Nominet has handed the funding to a raft of charities such as Young Minds and Barnardos to help them bolster their digital and online support around mental health.
Youth and health charities are to receive £500,000 in funding to bolster the range of online and digital support available to those with mental ill-health.
The grants have been awarded by tech firm Nominet through its #RESET mental health programme.
— Nominet (@Nominet)
The tech for good money will be used to create new digital resources, improving the signposting of online support and digital improvements within the charities’ organisations.
In addition, the funding will be used to prduce guidance on developing digital mental health products.
The programme of funding has been created following Nominet research that looked at growing financial pressures on the NHS, increasing use of digital channels by young people needing support and an overlap among organisations offering digital help.
“Demand for mental health services has risen dramatically in the last five years, and at the same time the channels young people use to seek support have migrated to digital,” said Eleanor Bradley, Managing Director of Registry Solutions and Public Benefit at Nominet.
“Our research showed that many expert charities offering targeted support for specific needs when young people are most vulnerable or in crisis are at risk of falling behind digitally or need help to amplify what they offer, and we want to support these organisations to be at the forefront of digital mental health service provision.

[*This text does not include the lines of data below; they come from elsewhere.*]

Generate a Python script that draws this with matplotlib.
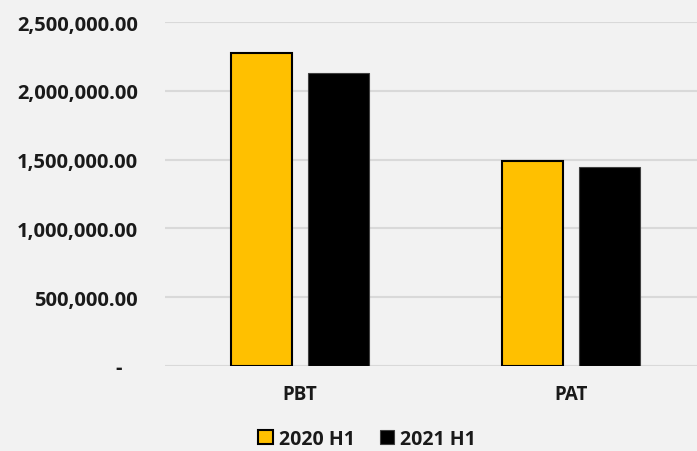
import matplotlib
matplotlib.use("Agg")
import matplotlib.pyplot as plt
import numpy as np
from matplotlib.ticker import FuncFormatter

categories = ["PBT", "PAT"]
series_names = ["2020 H1", "2021 H1"]
values_2020 = [2275000, 1490000]
values_2021 = [2130000, 1447000]
yticks = [0, 500000, 1000000, 1500000, 2000000, 2500000]

plt.rcParams['font.family'] = ['Open Sans', 'DejaVu Sans']
bg = '#F2F2F2'
fig = plt.figure(figsize=(6.97, 4.52), dpi=100, facecolor=bg)
ax = fig.add_axes([164.5/697, 1-367/452, (697-164.5)/697, (367-23)/452], facecolor=bg)

x = np.arange(len(categories))
w = 0.225
off = 0.143
ax.bar(x - off, values_2020, w, color='#FFC000', edgecolor='black', linewidth=1.5, label=series_names[0], zorder=3)
ax.bar(x + off, values_2021, w, color='black', edgecolor='#404040', linewidth=0.8, label=series_names[1], zorder=3)

ax.set_xlim(-0.5, (697-164.5)/271 - 0.5)
ax.set_ylim(0, 2500000)
ax.set_yticks(yticks)
ax.yaxis.set_major_formatter(FuncFormatter(lambda v, p: "-   " if v == 0 else f"{v:,.2f}"))
ax.grid(axis='y', color='#D9D9D9', linewidth=1.5, zorder=0)
ax.set_xticks(x)
ax.set_xticklabels(categories)
for s in ax.spines.values():
    s.set_visible(False)
ax.tick_params(axis='y', length=0, labelsize=14.5, pad=19)
ax.tick_params(axis='x', length=0, labelsize=13.5, pad=13)
for lab in ax.get_xticklabels() + ax.get_yticklabels():
    lab.set_fontweight('bold')
    lab.set_color('#1A1A1A')

leg = fig.legend(loc='center', bbox_to_anchor=(367/697, 1-440/452), ncol=2, frameon=False,
                 prop={'weight': 'bold', 'size': 14}, handlelength=0.75, handleheight=0.75,
                 handletextpad=0.3, columnspacing=1.3)
for t in leg.get_texts():
    t.set_color('#1A1A1A')

fig.savefig("out.png", dpi=100, facecolor=bg)
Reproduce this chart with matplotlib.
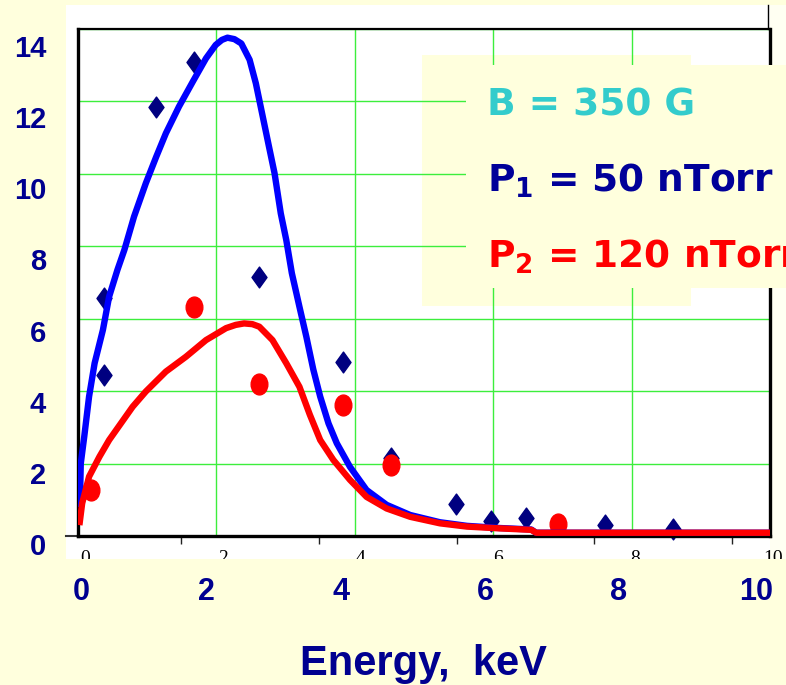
import matplotlib
matplotlib.use('Agg')
import matplotlib.pyplot as plt
from matplotlib.patches import Rectangle
from matplotlib.lines import Line2D
from matplotlib.path import Path
from matplotlib.transforms import Affine2D

# fit curve for P1 = 50 nTorr (energy in keV, signal)
blue_x = [0.02, 0.03, 0.04, 0.09, 0.16, 0.24, 0.36, 0.45, 0.57, 0.67, 0.81, 0.98,
          1.13, 1.27, 1.46, 1.66, 1.85, 1.99, 2.08, 2.16, 2.26, 2.36, 2.48, 2.57, 2.67, 2.76,
          2.84, 2.93, 3.01, 3.09, 3.20, 3.30, 3.40, 3.50, 3.62, 3.74, 3.93, 4.17,
          4.46, 4.80, 5.23, 5.62, 6.10, 6.55, 6.62, 10.0]
blue_y = [0.8, 1.1, 2.0, 2.74, 3.85, 4.77, 5.69, 6.61, 7.35, 7.9, 8.82, 9.74,
          10.47, 11.12, 11.86, 12.55, 13.19, 13.56, 13.7, 13.76, 13.72, 13.6, 13.15, 12.5, 11.58, 10.75,
          10.02, 8.91, 8.17, 7.26, 6.33, 5.5, 4.6, 3.85, 3.11, 2.56, 1.91, 1.27,
          0.86, 0.58, 0.38, 0.28, 0.22, 0.18, 0.09, 0.09]

# fit curve for P2 = 120 nTorr
red_x = [0.02, 0.03, 0.06, 0.16, 0.31, 0.45, 0.62, 0.79, 0.98, 1.27, 1.56, 1.85,
         2.14, 2.28, 2.40, 2.52, 2.62, 2.81, 3.01, 3.20, 3.35, 3.50, 3.69, 3.93, 4.17, 4.46,
         4.80, 5.23, 5.62, 6.10, 6.55, 6.62, 10.0]
red_y = [0.3, 0.45, 0.9, 1.64, 2.19, 2.65, 3.11, 3.57, 3.99, 4.54, 4.95, 5.41,
         5.74, 5.83, 5.87, 5.85, 5.78, 5.41, 4.77, 4.12, 3.35, 2.65, 2.10, 1.55, 1.08, 0.76,
         0.53, 0.35, 0.26, 0.21, 0.17, 0.09, 0.09]

# measured points
p1_x = [0.37, 0.38, 1.13, 1.67, 2.62, 3.83, 4.53, 5.46, 5.97, 6.47, 7.62, 8.60]
p1_y = [4.45, 6.56, 11.84, 13.10, 7.15, 4.81, 2.15, 0.87, 0.42, 0.49, 0.30, 0.19]
p2_x = [0.19, 1.67, 2.61, 3.83, 4.52, 6.94]
p2_y = [1.27, 6.31, 4.19, 3.62, 1.96, 0.32]

y_labels = ['0', '2', '4', '6', '8', '10', '12', '14']
x_labels = ['0', '2', '4', '6', '8', '10']
inner_minor = [1.4, 3.4, 5.4, 7.4, 9.4]

W, H = 786, 685
YELLOW = '#FFFFDD'
NAVY = '#000090'


def fx(px):
    return px / W


def fy(py):
    return 1 - py / H


def rect_px(x0, y0, x1, y1):
    return [fx(x0), fy(y1), (x1 - x0) / W, (y1 - y0) / H]


fig = plt.figure(figsize=(W / 100, H / 100), dpi=100, facecolor=YELLOW)

# background pieces of the pasted chart
def add_box(x0, y0, x1, y1, color, z):
    r = Rectangle((fx(x0), fy(y1)), (x1 - x0) / W, (y1 - y0) / H,
                  transform=fig.transFigure, facecolor=color, edgecolor='none', zorder=z)
    fig.patches.append(r)

add_box(66, 5, 770, 559, 'white', -3)
add_box(770, 5, 786, 559, '#FFFFF2', -3)
add_box(422, 55, 691, 306, YELLOW, -2)
fig.lines.append(Line2D([fx(768), fx(768)], [fy(5), fy(29)], transform=fig.transFigure,
                        color='black', lw=1, zorder=-1))
fig.lines.append(Line2D([fx(66), fx(78)], [fy(536), fy(536)], transform=fig.transFigure,
                        color='#333333', lw=1.5, zorder=-1))

# main plot
ax = fig.add_axes(rect_px(78, 29, 770, 536))
ax.set_zorder(1)
ax.patch.set_alpha(0)
ax.set_xlim(0, 10)
ax.set_ylim(0, 14)
ax.set_xticks(range(0, 11, 2))
ax.set_yticks(range(0, 15, 2))
ax.tick_params(length=0, labelbottom=False, labelleft=False)
ax.grid(True, color='#3CEE3C', lw=1.0)
ax.set_axisbelow(True)
for side in ['left', 'right', 'bottom']:
    ax.spines[side].set_linewidth(2.4)
ax.spines['top'].set_linewidth(1.6)

diamond = Path([(0, 1), (0.72, 0), (0, -1), (-0.72, 0), (0, 1)], closed=True)
ellipse = Affine2D().scale(0.8, 1).transform_path(Path.unit_circle())

ax.plot(p1_x, p1_y, linestyle='none', marker=diamond, markersize=15,
        color='#000080', zorder=2, clip_on=False)
ax.plot(p2_x, p2_y, linestyle='none', marker=ellipse, markersize=15,
        color='#FF0000', zorder=3, clip_on=False)
ax.plot(blue_x, blue_y, color='#0000FF', lw=4.6, zorder=4,
        solid_joinstyle='round', solid_capstyle='butt')
ax.plot(red_x, red_y, color='#FF0000', lw=4.6, zorder=5,
        solid_joinstyle='round', solid_capstyle='butt')

# inner category axis, mostly hidden under the slide
ax_in = fig.add_axes(rect_px(85, 535, 773, 536))
ax_in.set_zorder(0)
ax_in.patch.set_alpha(0)
for s in ax_in.spines.values():
    s.set_visible(False)
ax_in.yaxis.set_visible(False)
ax_in.set_xlim(0, 10)
ax_in.set_xticks(range(0, 11, 2))
ax_in.set_xticklabels(x_labels, family='Liberation Serif', fontsize=14)
ax_in.set_xticks(inner_minor, minor=True)
ax_in.tick_params(which='major', length=0, pad=10)
ax_in.tick_params(which='minor', length=6, width=1, color='#222222')

# text box over the chart
add_box(466, 65, 786, 288, YELLOW, 2)
fig.text(fx(487), fy(115), 'B = 350 G', color='#33CCCC', fontsize=27,
         fontweight='bold', family='DejaVu Sans', va='baseline', zorder=3)
fig.text(fx(487), fy(192), r'P$_{\mathbf{1}}$ = 50 nTorr', color='#000099', fontsize=27,
         fontweight='bold', family='DejaVu Sans', va='baseline', zorder=3)
fig.text(fx(487), fy(268), r'P$_{\mathbf{2}}$ = 120 nTorr', color='#FF0000', fontsize=27,
         fontweight='bold', family='DejaVu Sans', va='baseline', zorder=3)

# slide band covering the bottom of the chart
add_box(0, 559, 786, 685, YELLOW, 4)

# slide axis labels
for i, lbl in enumerate(y_labels):
    base = 555 - i * (555 - 57) / (len(y_labels) - 1)
    fig.text(fx(46), fy(base), lbl, ha='right', va='baseline', color=NAVY,
             fontsize=21, fontweight='bold', family='Liberation Sans', zorder=5)

x_label_px = [81, 206, 341, 485, 619, 756]
for px, lbl in zip(x_label_px, x_labels):
    fig.text(fx(px), fy(600), lbl, ha='center', va='baseline', color=NAVY,
             fontsize=22, fontweight='bold', family='Liberation Sans', zorder=5)

fig.text(fx(423), fy(675), 'Energy,  keV', ha='center', va='baseline', color=NAVY,
         fontsize=30, fontweight='bold', family='Liberation Sans', zorder=5)

fig.savefig('out.png', dpi=100, facecolor=YELLOW)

“As part of our commitment to public benefit, with a focus on driving initiatives that promote greater connectivity, inclusivity and security online, we believe our new funding programme #RESET will provide some much needed help - in essence, the resource to reset the mental health support system - where it is sorely required.”
Vanessa Longley, Director of Development at YoungMinds , added: “The funding will help many more thousands of young people to find their way. Helping them access practical actionable information online when they need it, so we can reduce the number of young people reaching crisis point."